What does this mean? Well, there are constants

 

            a, b, c.

 

There are variables

 

            x, y, z.

 

And of course there are predicates such as F, G.

            Now we have Albert,

 

            a.

 

And we say that Albert is a fisherman

 

            Fa.

 

We stayed with a constant and a predicate.

            The next shows a variable instead of the constant

 

            Fx.

 

We immediately see that the above expression is not well formed. What is missing? We need to bind it to a quantifier, we take an existential one:

 

            (Ex) Fx.

 

OK, now we have a well formed expression. We may recognize something to exist in the world: a fisherman. The expression may be interpreted as affirming the existence of a fisherman.

            We have bound variable here, and the real story seems to be that we have recognized something to figure in the expression as a variable. We have recognized something to exist in the world. There may be a physical basis for this.
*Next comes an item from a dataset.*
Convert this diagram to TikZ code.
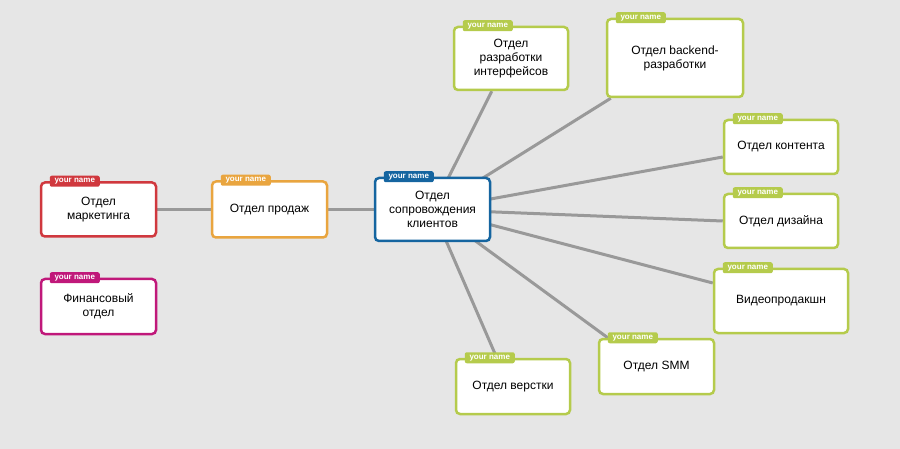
\documentclass[tikz,border=0pt]{standalone}
\usepackage{fontspec}
\setmainfont{Liberation Sans}
\usetikzlibrary{backgrounds,calc}

\definecolor{mred}{HTML}{D0383E}
\definecolor{morange}{HTML}{E9A53F}
\definecolor{mblue}{HTML}{1565A0}
\definecolor{mmagenta}{HTML}{C0187A}
\definecolor{mgreen}{HTML}{B5CB4C}
\definecolor{linkgray}{HTML}{999999}
\definecolor{paper}{HTML}{E6E6E6}

\begin{document}
\begin{tikzpicture}[
    x=1pt, y=-1pt,
    dept/.style={draw=#1, line width=2.5pt, fill=white, rounded corners=4pt, align=center,
                 font=\fontsize{12}{14}\selectfont, inner sep=2pt},
    nametag/.style={fill=#1, rounded corners=2pt, text=white, inner sep=0pt,
                    minimum width=50pt, minimum height=11pt, font=\fontsize{8}{8}\selectfont\bfseries},
    link/.style={draw=linkgray, line width=3pt}
]
    % left branch
    \node[dept=mred,     minimum width=115pt, minimum height=54pt] (marketing)  at (98.5,209.5)  {Отдел\\маркетинга};
    \node[dept=morange,  minimum width=115pt, minimum height=56pt] (sales)      at (269.5,209.5) {Отдел продаж};
    \node[dept=mblue,    minimum width=115pt, minimum height=63pt] (clients)    at (432.5,209.5) {Отдел\\сопровождения\\клиентов};
    \node[dept=mmagenta, minimum width=115pt, minimum height=55pt] (finance)    at (98.5,306.5) {Финансовый\\отдел};

    % right branch
    \node[dept=mgreen, minimum width=114pt, minimum height=63pt] (interfaces) at (511,58.5)  {Отдел\\разработки\\интерфейсов};
    \node[dept=mgreen, minimum width=136pt, minimum height=78pt] (backend)    at (675,58)    {Отдел backend-\\разработки};
    \node[dept=mgreen, minimum width=114pt, minimum height=54pt] (content)    at (781,147)   {Отдел контента};
    \node[dept=mgreen, minimum width=114pt, minimum height=54pt] (design)     at (781,221)   {Отдел дизайна};
    \node[dept=mgreen, minimum width=134pt, minimum height=64pt] (video)      at (781,301)   {Видеопродакшн};
    \node[dept=mgreen, minimum width=115pt, minimum height=55pt] (smm)        at (656.5,366.5) {Отдел SMM};
    \node[dept=mgreen, minimum width=114pt, minimum height=55pt] (layout)     at (513,386.5) {Отдел верстки};

    % name tags
    \foreach \n/\c in {marketing/mred, sales/morange, clients/mblue, finance/mmagenta,
                       interfaces/mgreen, backend/mgreen, content/mgreen, design/mgreen,
                       video/mgreen, smm/mgreen, layout/mgreen}
        \node[nametag=\c] (\n-tag) at ($(\n.north west)+(35,0)$) {your name};

    \begin{scope}[on background layer]
        \fill[paper] (0,0) rectangle (900,449);
        \draw[link] (marketing) -- (sales);
        \draw[link] (sales) -- (clients);
        \draw[link] (clients.center) -- ($(interfaces.south west)+(39,0)$);
        \draw[link] (clients.center) -- ($(backend.south west)+(5,0)$);
        \draw[link] (clients.center) -- ($(content.west)+(0,10)$);
        \draw[link] (clients.center) -- (design.west);
        \draw[link] (clients.center) -- ($(video.west)+(0,-18)$);
        \draw[link] (clients.center) -- ($(smm.north west)+(10,0)$);
        \draw[link] (clients.center) -- ($(layout.north west)+(42,0)$);
    \end{scope}
\end{tikzpicture}
\end{document}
But even more important is that we chunk the thing with the means of our logical apparatus, which involves thought and language. We have posited the existence of a fisherman. This is the being or existence that interests Quine. And his thought is that there is no other interesting kind of being around. Particularly, the being of the ultimate reality is not interesting, we stay at the regional level, where thought and language determine reality.

 

V)                Continuity between two kinds of posits is stressed by Quine, in accordance with his naturalistic epistemology and holism

Quine is known for his naturalistic epistemology. The knowledge, he claims, is continuous from what the science tells us about the world, up to what we may know about the world according to its manifest image. It follows that the theory of knowledge needs to be related to science, and that a holistic picture is appropriate.

            Two kinds of posits – the ones posited by science and the ones posited by everyday talk – are continuous. The question may also be put in terms of stimulations of our sensory surfaces and of recognition of objects on this basis.

            As neither kind of posits is independently ontologically real, this accords well with Quine providing a regional ontological story, compatible in this with the blobjectivist ontology. In this sense of indirect correspondence taken as the starting point, Quine’s ontology may indeed be used by a blobjectivist as a clear example of regional ontology.

 

References

Horgan, Terence, 1991, “Metaphysical Realism and Psychologistic Semantics”, Erkenntnis 34, 297-322.

Horgan, Terence and Potrč, Matjaž, 2000, “Blobjectivism and Indirect Correspondence”, Facta Philosophica 2, 249-270.

Quine, W.V., 1953, From a Logical Point of View (Cambridge MA: Harvard University Press).

Quine, W.V., 1995, From Stimulus to Science (Cambridge MA: Harvard University Press).

Quine, W. V., 1955, “Posits and Reality”, in The Ways of Paradox (Cambridge MA: Harvard University Press), 246-254.

Quine, W. V., 1973, The Roots of Reference (La Salle ILL: Open Court).

Quine, W.V., 1960, Word and Object (Cambridge MA: M.I.T. Press).

Potrč, Matjaž, 1999, “What’s Cooking? World a la Carte”, in Meixner U. and Simons, P, (eds.), Metaphysics in the Post-Metaphysical Age (Kirchberg: Wittgenstein Society), 116-122.

Potrč, Matjaž, to be published a, »Some of my Memories on W.V.O. Quine«.

Potrč, Matjaž, to be published b, »Quine's Categories«.